Now apply this reasoning to the U.S. government that currently seems to be the preferred producer of safe assets for the world. If it is to meet the excess demand for safe assets it must run a larger budget deficit, a point made recently by David Andolfatto:
[G]iven the huge worldwide appetite for U.S. treasury debt (as reflected by absurdly low yields), this is the time to start accommodating this demand. Failure to do so at this time will only drive real rates lower.
But running larger budget deficits over time may jeopardize the safe-asset status of U.S. treasury debt, the very thing currently driving the insatiable demand for it. The global economy thus faces a Triffin dilemma for the U.S. treasury, its go to safe asset.
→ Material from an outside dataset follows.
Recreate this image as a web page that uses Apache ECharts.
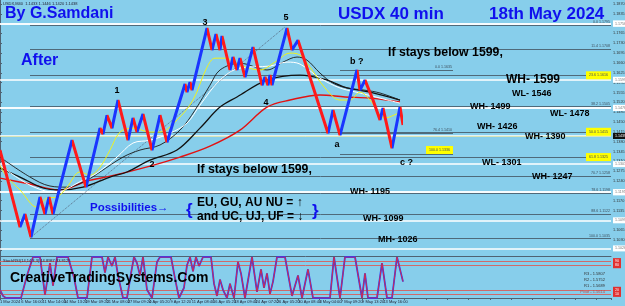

There is way out of these problems. Both the Fed and the ECB need to return aggregate nominal incomes in their regions to their pre-crisis trends and do so using a nominal GDP level target. Being a level target it would keep long-run inflation expectations anchored while still allowing for an aggressive monetary stimulus in the short-run (i.e. until the pre-crisis trends were reached). It would also stabilize nominal spending expectations and add more certainty to long-run forecasts. More importantly, it would spur a sharp recovery that would that would lower the demand for safe assets and increase the stock of safe assets. Both of these developments would in turn reduce the excess money demand problem and minimize the problems with the Triffin dilemma for U.S. treasury debt. Unfortunately, we are a long way from either central bank adopting nominal GDP level targets.